# EXERCISE TASK:
Extract the lines from the start through the line that holds "const current = d3.range(0, 31);", both included, omitting all images.

# RECORDS FOR THIS TASK:
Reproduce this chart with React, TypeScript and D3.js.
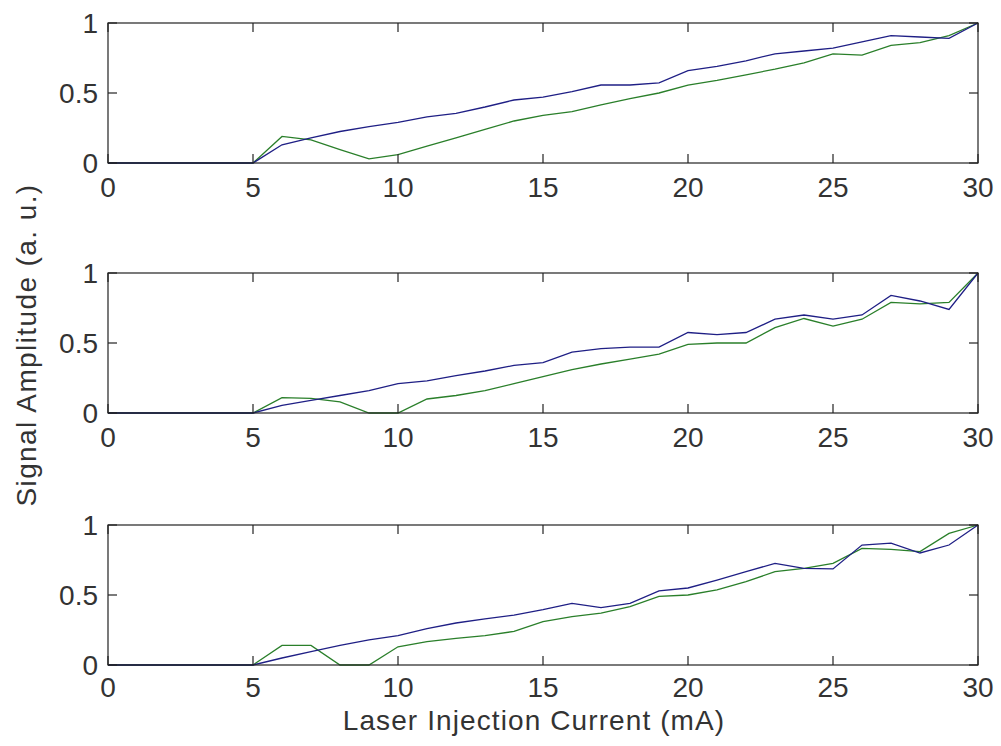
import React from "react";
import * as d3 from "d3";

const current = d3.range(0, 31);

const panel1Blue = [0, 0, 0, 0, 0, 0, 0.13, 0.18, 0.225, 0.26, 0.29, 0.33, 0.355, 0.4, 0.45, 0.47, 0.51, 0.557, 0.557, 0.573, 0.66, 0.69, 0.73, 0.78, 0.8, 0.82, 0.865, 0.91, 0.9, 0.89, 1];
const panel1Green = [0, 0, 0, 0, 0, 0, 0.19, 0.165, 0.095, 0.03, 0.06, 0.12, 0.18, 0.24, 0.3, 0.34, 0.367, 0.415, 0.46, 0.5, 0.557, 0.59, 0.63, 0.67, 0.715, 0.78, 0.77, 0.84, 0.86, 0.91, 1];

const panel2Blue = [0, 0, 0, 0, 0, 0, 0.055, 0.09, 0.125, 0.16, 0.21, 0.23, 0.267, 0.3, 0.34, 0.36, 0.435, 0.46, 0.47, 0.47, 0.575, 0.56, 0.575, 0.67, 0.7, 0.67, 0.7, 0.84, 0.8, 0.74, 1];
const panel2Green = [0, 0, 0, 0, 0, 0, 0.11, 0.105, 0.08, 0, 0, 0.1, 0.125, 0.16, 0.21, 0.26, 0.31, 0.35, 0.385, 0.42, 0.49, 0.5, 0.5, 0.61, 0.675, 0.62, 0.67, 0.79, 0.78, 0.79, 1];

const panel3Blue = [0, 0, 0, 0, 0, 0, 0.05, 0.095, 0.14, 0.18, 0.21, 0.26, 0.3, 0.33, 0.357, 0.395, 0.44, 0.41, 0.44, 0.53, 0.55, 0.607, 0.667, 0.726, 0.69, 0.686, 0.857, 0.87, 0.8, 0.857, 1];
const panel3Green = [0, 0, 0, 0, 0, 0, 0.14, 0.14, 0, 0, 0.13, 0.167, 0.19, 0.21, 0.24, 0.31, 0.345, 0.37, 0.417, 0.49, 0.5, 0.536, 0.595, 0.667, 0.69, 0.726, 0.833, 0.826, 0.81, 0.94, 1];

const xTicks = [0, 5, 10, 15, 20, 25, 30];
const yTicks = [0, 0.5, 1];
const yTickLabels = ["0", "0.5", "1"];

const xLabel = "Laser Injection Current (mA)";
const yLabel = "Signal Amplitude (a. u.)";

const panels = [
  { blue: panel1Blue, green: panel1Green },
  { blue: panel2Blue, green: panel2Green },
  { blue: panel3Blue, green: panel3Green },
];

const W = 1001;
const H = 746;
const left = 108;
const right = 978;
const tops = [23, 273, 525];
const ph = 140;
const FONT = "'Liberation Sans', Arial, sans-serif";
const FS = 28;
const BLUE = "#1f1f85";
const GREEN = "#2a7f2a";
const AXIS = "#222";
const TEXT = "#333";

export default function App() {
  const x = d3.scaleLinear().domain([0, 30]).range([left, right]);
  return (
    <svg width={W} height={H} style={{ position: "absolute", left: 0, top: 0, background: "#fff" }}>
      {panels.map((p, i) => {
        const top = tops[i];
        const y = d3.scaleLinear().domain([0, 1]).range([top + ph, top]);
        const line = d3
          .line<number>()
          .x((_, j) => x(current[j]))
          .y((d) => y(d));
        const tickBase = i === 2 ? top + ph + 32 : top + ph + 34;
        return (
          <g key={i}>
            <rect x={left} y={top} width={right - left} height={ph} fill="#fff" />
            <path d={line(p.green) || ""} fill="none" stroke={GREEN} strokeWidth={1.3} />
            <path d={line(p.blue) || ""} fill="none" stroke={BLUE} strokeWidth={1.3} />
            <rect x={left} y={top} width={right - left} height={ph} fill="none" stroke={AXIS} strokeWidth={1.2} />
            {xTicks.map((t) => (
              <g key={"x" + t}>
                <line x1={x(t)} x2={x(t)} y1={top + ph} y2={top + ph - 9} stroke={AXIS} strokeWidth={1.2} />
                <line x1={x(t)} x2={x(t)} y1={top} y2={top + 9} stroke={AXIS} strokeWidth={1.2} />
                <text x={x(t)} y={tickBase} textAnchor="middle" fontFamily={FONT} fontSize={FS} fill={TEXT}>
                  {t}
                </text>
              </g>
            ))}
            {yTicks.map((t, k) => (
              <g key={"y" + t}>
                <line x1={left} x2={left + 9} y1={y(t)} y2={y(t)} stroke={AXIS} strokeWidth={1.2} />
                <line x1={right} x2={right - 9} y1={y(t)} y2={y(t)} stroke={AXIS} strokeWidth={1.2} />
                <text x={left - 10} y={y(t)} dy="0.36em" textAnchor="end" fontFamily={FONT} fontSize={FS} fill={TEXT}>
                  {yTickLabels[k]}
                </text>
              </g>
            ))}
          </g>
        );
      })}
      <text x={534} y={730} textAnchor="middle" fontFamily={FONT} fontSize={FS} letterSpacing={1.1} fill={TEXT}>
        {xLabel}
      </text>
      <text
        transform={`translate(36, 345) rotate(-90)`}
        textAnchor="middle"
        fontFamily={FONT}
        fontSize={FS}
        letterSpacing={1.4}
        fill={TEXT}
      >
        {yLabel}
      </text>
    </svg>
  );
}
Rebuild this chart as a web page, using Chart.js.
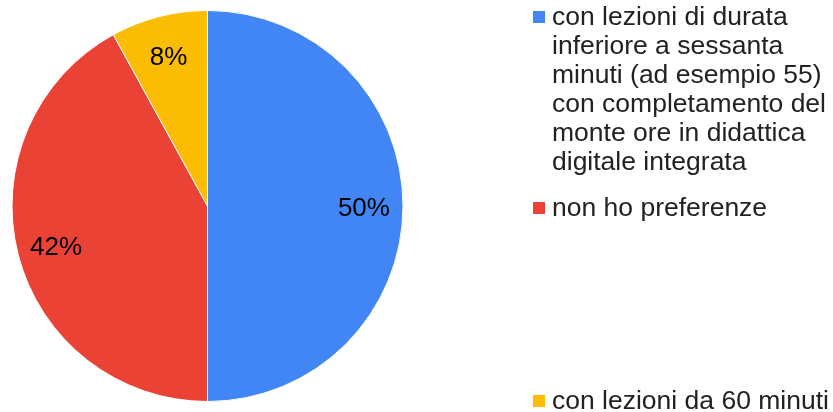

# THE RESPONSE:
Reproduce this chart with React, TypeScript and D3.js.
import React from "react";
import * as d3 from "d3";

const current = d3.range(0, 31);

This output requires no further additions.